_INFORMATION SHOWN_:
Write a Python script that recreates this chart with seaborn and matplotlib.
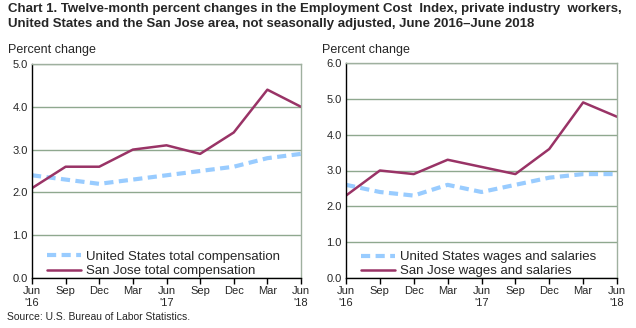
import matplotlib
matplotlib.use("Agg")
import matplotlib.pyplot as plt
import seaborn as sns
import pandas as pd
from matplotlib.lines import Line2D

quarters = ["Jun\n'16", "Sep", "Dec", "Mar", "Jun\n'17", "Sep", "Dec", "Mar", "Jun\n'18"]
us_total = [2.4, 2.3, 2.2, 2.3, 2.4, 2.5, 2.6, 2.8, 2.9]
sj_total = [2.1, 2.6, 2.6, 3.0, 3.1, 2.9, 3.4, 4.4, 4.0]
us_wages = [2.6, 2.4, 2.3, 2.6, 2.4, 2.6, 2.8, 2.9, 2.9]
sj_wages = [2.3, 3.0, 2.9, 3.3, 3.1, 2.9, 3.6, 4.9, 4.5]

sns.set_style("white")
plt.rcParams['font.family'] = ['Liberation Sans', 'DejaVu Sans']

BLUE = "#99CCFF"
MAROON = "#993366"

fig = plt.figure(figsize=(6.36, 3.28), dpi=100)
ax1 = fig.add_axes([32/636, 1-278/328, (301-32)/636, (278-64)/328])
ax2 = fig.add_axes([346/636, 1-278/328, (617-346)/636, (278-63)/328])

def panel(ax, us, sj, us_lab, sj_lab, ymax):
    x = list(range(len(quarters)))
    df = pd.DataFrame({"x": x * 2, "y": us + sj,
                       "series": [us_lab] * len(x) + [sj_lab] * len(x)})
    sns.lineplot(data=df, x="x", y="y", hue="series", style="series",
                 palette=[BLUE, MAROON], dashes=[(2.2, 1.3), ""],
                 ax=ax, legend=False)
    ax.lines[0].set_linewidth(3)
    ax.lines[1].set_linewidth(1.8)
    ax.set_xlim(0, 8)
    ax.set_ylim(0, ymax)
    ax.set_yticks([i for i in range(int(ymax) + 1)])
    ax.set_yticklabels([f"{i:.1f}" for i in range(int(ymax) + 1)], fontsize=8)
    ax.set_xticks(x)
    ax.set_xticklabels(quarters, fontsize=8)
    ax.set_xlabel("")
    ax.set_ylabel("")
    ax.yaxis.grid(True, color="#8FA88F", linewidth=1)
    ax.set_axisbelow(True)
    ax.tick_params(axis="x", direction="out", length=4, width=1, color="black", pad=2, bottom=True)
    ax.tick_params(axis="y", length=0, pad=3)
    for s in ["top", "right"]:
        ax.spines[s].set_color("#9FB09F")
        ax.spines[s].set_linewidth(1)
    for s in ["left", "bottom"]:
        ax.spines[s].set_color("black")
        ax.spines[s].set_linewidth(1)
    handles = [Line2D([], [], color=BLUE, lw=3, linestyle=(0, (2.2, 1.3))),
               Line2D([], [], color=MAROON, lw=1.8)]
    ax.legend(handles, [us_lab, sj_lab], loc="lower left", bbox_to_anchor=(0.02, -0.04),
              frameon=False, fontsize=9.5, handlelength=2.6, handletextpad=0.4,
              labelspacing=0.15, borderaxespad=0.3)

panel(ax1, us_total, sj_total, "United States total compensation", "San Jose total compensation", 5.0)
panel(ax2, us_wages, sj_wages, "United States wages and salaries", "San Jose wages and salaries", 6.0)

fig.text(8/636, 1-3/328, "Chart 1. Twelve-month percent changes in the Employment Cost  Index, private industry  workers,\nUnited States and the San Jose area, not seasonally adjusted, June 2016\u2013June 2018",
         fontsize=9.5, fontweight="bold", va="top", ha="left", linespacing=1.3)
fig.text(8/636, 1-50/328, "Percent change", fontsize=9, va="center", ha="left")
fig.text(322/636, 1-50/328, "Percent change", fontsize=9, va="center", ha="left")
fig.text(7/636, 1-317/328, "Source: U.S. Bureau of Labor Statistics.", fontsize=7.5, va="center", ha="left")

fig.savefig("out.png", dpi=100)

_SET EXERCISE_: Omitting all pictures, restate exactly the lines of the material from its start through the line that contains "1-278/328, (617-346)/636, (278-63)/328])".

_EXPECTED ANSWER_:
Write a Python script that recreates this chart with seaborn and matplotlib.
import matplotlib
matplotlib.use("Agg")
import matplotlib.pyplot as plt
import seaborn as sns
import pandas as pd
from matplotlib.lines import Line2D

quarters = ["Jun\n'16", "Sep", "Dec", "Mar", "Jun\n'17", "Sep", "Dec", "Mar", "Jun\n'18"]
us_total = [2.4, 2.3, 2.2, 2.3, 2.4, 2.5, 2.6, 2.8, 2.9]
sj_total = [2.1, 2.6, 2.6, 3.0, 3.1, 2.9, 3.4, 4.4, 4.0]
us_wages = [2.6, 2.4, 2.3, 2.6, 2.4, 2.6, 2.8, 2.9, 2.9]
sj_wages = [2.3, 3.0, 2.9, 3.3, 3.1, 2.9, 3.6, 4.9, 4.5]

sns.set_style("white")
plt.rcParams['font.family'] = ['Liberation Sans', 'DejaVu Sans']

BLUE = "#99CCFF"
MAROON = "#993366"

fig = plt.figure(figsize=(6.36, 3.28), dpi=100)
ax1 = fig.add_axes([32/636, 1-278/328, (301-32)/636, (278-64)/328])
ax2 = fig.add_axes([346/636, 1-278/328, (617-346)/636, (278-63)/328])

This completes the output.